TASK REQUIREMENTS: Skip pictures in the listing below; copy exactly the lines from the one with "Reproduce this diagram with TikZ." through the one with "bw=117] (f9a) at", inclusive.

DATA FOR PROCESSING:
- - - -

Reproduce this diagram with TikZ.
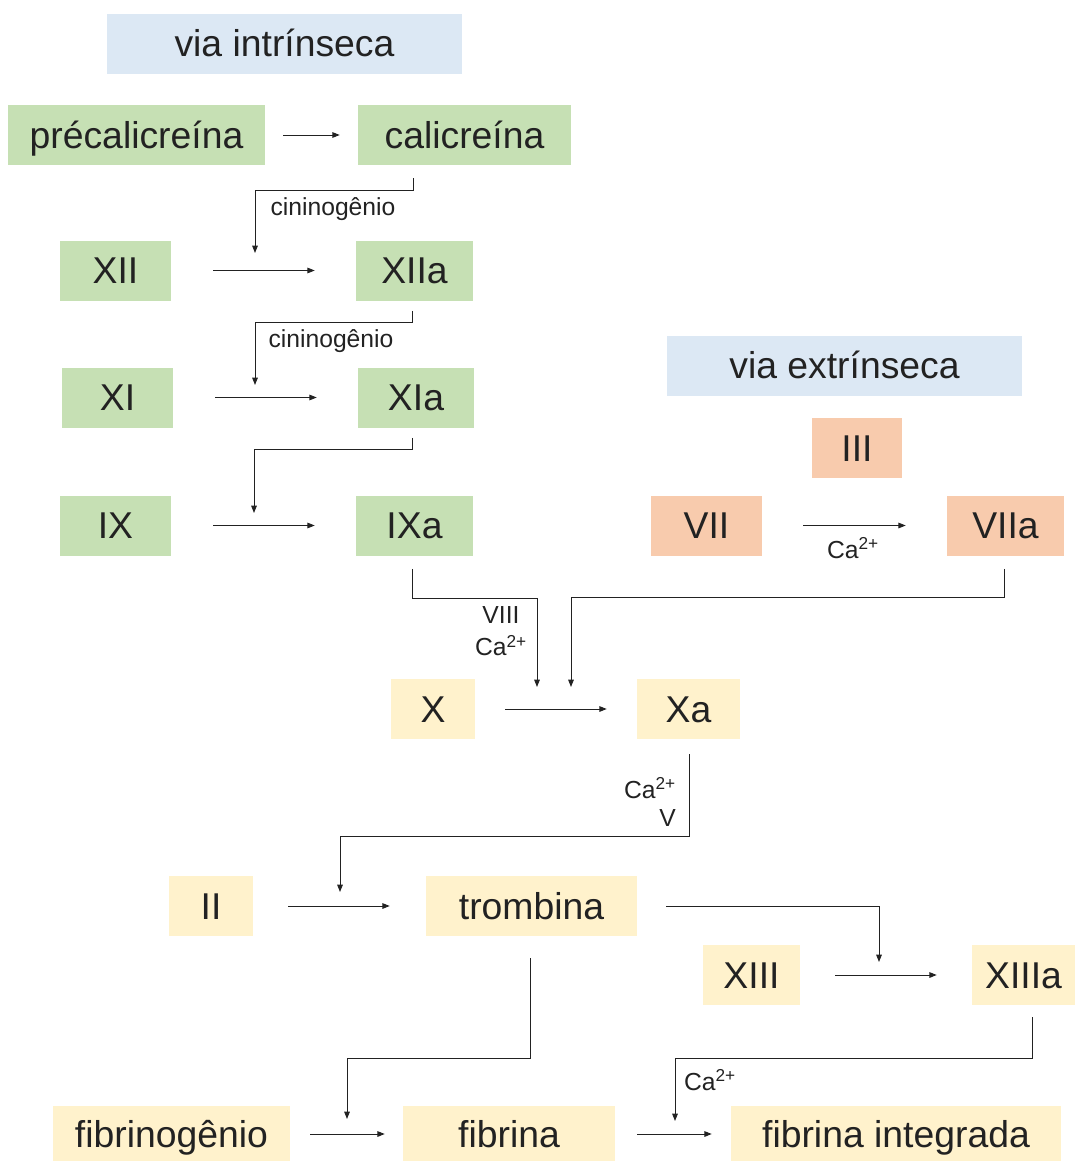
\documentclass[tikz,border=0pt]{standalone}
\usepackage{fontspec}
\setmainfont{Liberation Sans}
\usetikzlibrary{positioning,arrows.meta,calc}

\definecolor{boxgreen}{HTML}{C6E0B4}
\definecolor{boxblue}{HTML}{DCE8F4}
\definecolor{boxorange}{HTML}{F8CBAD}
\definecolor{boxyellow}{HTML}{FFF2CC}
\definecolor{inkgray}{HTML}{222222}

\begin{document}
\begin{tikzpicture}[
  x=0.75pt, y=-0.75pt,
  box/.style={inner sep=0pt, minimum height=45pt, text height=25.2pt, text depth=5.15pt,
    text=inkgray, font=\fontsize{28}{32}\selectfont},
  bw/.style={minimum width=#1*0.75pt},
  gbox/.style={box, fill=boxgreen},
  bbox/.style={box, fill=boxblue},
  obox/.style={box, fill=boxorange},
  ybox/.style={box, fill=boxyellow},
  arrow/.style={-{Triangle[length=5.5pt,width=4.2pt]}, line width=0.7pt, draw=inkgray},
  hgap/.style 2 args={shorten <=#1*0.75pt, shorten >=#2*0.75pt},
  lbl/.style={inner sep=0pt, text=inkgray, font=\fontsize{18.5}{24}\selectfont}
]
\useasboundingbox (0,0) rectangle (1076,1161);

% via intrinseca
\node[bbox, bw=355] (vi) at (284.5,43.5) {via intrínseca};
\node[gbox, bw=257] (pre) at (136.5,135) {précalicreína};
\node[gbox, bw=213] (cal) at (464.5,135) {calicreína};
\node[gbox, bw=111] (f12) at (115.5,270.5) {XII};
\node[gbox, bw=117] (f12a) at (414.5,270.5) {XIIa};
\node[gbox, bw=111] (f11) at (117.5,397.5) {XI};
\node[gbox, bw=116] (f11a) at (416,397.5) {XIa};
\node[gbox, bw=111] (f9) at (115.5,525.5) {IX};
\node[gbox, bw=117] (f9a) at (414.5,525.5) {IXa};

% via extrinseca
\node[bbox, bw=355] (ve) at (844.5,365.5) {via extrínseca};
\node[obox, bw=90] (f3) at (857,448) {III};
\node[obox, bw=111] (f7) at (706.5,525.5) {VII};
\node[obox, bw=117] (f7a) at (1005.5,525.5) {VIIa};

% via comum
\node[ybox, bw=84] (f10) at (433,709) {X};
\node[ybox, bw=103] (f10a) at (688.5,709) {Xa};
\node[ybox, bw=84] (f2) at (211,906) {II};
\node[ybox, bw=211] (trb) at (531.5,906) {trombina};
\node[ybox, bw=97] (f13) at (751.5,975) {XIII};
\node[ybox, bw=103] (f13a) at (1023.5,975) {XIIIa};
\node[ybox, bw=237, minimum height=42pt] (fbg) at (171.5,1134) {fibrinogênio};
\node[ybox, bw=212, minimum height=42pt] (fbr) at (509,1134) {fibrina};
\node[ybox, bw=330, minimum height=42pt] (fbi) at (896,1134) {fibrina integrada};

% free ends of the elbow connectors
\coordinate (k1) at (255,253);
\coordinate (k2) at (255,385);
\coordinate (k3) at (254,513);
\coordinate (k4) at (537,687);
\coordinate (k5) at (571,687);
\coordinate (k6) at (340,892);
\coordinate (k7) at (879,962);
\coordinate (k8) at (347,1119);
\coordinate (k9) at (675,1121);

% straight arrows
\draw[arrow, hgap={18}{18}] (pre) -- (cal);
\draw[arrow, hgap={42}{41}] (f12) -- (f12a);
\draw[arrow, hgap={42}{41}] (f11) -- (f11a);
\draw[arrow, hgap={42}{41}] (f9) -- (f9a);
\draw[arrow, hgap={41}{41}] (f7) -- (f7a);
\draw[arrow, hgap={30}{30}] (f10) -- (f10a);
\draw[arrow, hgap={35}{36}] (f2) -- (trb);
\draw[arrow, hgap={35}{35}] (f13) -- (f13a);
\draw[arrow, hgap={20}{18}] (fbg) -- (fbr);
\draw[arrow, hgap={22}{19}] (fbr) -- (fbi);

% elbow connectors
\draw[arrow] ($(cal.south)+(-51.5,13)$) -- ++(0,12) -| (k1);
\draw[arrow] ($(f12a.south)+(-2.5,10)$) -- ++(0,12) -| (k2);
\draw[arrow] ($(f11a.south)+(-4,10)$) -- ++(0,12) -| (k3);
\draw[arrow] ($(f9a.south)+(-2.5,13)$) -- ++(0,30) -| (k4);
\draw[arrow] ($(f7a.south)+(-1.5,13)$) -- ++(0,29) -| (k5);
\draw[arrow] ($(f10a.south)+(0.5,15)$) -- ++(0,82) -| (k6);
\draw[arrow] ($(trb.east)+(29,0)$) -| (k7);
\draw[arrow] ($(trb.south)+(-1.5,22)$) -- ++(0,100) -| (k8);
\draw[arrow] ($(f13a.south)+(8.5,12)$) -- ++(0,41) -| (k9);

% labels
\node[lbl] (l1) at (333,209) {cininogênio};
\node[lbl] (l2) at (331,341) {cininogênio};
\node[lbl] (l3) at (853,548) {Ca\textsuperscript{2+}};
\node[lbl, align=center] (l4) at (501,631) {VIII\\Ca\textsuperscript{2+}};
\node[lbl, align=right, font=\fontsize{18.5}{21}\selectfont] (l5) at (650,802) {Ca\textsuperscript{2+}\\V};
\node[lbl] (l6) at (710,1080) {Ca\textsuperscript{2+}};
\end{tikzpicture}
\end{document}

- - - -

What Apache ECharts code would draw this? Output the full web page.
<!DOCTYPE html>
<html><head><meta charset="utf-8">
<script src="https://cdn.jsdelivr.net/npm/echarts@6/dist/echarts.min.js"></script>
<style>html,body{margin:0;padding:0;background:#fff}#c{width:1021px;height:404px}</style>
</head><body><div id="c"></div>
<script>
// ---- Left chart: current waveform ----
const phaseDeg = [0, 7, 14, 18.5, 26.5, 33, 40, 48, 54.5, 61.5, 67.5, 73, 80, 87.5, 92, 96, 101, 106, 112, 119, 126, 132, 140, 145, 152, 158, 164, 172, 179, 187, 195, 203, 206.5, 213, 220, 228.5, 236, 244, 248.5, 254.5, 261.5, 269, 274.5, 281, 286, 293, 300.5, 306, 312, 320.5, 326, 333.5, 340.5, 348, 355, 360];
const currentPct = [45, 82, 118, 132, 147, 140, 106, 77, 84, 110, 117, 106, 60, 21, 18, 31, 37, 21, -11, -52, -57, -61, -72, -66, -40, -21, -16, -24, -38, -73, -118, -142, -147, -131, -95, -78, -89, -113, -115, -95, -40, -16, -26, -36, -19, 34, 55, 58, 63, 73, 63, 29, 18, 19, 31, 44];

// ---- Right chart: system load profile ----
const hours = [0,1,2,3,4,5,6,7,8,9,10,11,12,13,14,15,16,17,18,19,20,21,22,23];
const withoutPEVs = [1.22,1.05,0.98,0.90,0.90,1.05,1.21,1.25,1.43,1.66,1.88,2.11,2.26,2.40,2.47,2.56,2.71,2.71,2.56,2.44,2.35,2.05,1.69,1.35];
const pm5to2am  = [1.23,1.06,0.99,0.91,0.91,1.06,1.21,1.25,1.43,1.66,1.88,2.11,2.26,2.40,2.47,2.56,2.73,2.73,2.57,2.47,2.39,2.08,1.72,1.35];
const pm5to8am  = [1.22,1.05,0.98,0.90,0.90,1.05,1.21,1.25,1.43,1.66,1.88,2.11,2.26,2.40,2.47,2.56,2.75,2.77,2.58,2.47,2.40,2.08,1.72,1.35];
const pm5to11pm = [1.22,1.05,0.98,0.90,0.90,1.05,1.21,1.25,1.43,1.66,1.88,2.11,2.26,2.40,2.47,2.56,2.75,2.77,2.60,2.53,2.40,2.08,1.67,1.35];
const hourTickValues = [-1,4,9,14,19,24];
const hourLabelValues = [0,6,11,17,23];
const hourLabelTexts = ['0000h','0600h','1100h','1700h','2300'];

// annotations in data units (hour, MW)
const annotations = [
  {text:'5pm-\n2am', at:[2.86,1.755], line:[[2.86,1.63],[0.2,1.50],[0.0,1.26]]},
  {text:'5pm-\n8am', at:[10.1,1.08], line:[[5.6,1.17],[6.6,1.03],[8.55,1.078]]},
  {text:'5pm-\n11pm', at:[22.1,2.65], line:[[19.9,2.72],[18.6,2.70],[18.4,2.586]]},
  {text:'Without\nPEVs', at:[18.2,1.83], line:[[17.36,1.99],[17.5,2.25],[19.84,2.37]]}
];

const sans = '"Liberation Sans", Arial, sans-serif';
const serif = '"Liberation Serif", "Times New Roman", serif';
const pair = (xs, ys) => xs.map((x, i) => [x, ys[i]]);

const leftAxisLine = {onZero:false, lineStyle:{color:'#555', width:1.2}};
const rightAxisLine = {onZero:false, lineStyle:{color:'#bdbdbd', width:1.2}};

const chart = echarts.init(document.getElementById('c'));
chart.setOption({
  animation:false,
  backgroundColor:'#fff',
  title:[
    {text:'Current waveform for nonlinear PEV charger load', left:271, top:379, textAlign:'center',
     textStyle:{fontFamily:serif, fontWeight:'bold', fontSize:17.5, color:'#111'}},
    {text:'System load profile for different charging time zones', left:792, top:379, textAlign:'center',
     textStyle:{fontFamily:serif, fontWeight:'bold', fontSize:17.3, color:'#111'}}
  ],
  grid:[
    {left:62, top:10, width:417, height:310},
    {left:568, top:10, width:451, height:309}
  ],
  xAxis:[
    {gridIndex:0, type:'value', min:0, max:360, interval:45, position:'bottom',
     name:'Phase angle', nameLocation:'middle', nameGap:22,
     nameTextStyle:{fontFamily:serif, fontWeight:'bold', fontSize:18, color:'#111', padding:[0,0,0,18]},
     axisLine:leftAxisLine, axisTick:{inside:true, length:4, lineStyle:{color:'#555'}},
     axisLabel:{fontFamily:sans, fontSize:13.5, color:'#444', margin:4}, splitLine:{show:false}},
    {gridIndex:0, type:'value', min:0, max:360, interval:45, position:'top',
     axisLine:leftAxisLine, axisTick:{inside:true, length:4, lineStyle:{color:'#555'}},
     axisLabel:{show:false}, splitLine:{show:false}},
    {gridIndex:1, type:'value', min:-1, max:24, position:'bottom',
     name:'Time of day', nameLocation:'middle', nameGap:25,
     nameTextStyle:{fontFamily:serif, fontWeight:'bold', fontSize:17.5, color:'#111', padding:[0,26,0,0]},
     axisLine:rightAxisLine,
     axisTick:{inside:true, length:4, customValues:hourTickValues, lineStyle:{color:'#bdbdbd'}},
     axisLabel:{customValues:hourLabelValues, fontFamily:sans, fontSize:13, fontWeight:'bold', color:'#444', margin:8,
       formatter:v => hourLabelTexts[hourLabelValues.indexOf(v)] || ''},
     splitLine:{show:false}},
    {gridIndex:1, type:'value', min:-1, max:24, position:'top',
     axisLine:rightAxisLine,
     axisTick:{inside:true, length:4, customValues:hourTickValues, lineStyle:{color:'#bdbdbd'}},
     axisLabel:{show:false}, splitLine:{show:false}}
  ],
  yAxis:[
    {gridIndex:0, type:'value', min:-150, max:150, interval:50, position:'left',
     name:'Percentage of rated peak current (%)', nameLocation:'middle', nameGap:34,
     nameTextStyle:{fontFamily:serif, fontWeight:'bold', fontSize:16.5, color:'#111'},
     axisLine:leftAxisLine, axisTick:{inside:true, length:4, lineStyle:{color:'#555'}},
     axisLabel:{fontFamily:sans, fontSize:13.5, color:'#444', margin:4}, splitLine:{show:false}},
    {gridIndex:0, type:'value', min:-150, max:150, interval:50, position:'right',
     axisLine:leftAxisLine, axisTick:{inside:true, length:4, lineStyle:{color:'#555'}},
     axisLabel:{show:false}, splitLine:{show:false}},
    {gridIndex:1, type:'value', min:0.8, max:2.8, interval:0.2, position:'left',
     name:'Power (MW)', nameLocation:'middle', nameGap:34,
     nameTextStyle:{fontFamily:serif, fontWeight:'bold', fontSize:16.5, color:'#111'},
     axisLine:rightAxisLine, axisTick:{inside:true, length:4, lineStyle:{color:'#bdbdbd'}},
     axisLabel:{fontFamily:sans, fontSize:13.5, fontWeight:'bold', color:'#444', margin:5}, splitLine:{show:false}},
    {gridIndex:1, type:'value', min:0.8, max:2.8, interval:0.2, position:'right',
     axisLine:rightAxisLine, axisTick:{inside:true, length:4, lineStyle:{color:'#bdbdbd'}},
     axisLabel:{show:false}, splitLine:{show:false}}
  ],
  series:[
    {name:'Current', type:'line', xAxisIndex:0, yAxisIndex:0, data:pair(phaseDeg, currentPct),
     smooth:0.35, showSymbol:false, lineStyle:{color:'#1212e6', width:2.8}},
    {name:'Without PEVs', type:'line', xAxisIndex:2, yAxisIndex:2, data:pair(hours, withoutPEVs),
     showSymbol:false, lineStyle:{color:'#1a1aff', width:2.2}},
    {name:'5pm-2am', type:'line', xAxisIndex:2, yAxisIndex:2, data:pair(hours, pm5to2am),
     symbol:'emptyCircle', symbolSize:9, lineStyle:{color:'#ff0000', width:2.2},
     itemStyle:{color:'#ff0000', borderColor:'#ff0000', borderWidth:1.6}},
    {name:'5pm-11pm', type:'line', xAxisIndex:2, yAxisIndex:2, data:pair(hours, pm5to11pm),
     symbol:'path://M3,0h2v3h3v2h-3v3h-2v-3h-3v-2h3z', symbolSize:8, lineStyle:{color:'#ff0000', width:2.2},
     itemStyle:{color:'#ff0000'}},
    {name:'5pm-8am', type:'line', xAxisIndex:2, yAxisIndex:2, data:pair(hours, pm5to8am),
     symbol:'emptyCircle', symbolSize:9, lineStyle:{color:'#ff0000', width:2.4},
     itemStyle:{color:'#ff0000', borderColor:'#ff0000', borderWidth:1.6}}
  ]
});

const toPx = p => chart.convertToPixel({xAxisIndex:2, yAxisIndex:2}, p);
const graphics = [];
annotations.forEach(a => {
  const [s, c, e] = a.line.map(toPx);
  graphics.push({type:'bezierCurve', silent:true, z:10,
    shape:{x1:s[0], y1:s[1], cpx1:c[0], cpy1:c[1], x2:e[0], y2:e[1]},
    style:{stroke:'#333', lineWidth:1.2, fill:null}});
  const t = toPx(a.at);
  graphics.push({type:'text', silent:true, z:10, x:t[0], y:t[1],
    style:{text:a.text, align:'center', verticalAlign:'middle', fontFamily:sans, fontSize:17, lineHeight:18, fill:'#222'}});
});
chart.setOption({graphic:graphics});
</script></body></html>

- - - -

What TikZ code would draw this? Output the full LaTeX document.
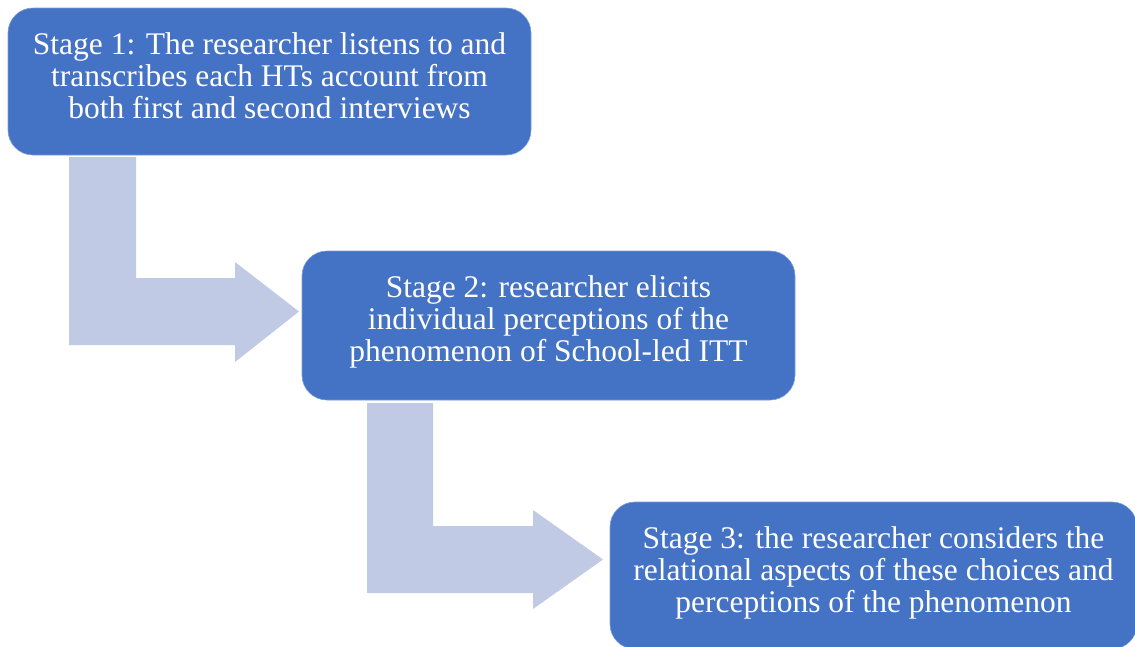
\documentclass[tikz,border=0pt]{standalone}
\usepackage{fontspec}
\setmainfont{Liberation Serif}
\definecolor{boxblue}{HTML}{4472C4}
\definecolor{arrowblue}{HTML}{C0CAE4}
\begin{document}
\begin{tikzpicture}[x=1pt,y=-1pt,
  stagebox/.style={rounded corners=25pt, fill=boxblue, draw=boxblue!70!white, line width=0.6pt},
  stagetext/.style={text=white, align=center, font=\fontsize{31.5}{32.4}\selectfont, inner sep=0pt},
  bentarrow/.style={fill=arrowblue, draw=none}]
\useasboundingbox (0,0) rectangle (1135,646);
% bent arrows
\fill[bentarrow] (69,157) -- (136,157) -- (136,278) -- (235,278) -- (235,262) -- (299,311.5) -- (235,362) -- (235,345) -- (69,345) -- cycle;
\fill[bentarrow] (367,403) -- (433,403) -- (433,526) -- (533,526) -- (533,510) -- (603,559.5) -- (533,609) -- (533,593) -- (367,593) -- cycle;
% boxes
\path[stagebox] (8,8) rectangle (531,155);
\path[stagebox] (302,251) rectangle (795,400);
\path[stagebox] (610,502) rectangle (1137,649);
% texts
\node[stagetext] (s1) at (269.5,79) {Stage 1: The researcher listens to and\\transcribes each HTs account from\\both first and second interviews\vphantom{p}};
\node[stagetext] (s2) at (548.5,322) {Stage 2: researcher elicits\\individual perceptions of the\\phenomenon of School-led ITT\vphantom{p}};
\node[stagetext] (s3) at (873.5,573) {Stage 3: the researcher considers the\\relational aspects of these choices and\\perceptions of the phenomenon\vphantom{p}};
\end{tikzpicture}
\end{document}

- - - -

WRITTEN REPLY:
Reproduce this diagram with TikZ.
\documentclass[tikz,border=0pt]{standalone}
\usepackage{fontspec}
\setmainfont{Liberation Sans}
\usetikzlibrary{positioning,arrows.meta,calc}

\definecolor{boxgreen}{HTML}{C6E0B4}
\definecolor{boxblue}{HTML}{DCE8F4}
\definecolor{boxorange}{HTML}{F8CBAD}
\definecolor{boxyellow}{HTML}{FFF2CC}
\definecolor{inkgray}{HTML}{222222}

\begin{document}
\begin{tikzpicture}[
  x=0.75pt, y=-0.75pt,
  box/.style={inner sep=0pt, minimum height=45pt, text height=25.2pt, text depth=5.15pt,
    text=inkgray, font=\fontsize{28}{32}\selectfont},
  bw/.style={minimum width=#1*0.75pt},
  gbox/.style={box, fill=boxgreen},
  bbox/.style={box, fill=boxblue},
  obox/.style={box, fill=boxorange},
  ybox/.style={box, fill=boxyellow},
  arrow/.style={-{Triangle[length=5.5pt,width=4.2pt]}, line width=0.7pt, draw=inkgray},
  hgap/.style 2 args={shorten <=#1*0.75pt, shorten >=#2*0.75pt},
  lbl/.style={inner sep=0pt, text=inkgray, font=\fontsize{18.5}{24}\selectfont}
]
\useasboundingbox (0,0) rectangle (1076,1161);

% via intrinseca
\node[bbox, bw=355] (vi) at (284.5,43.5) {via intrínseca};
\node[gbox, bw=257] (pre) at (136.5,135) {précalicreína};
\node[gbox, bw=213] (cal) at (464.5,135) {calicreína};
\node[gbox, bw=111] (f12) at (115.5,270.5) {XII};
\node[gbox, bw=117] (f12a) at (414.5,270.5) {XIIa};
\node[gbox, bw=111] (f11) at (117.5,397.5) {XI};
\node[gbox, bw=116] (f11a) at (416,397.5) {XIa};
\node[gbox, bw=111] (f9) at (115.5,525.5) {IX};
\node[gbox, bw=117] (f9a) at (414.5,525.5) {IXa};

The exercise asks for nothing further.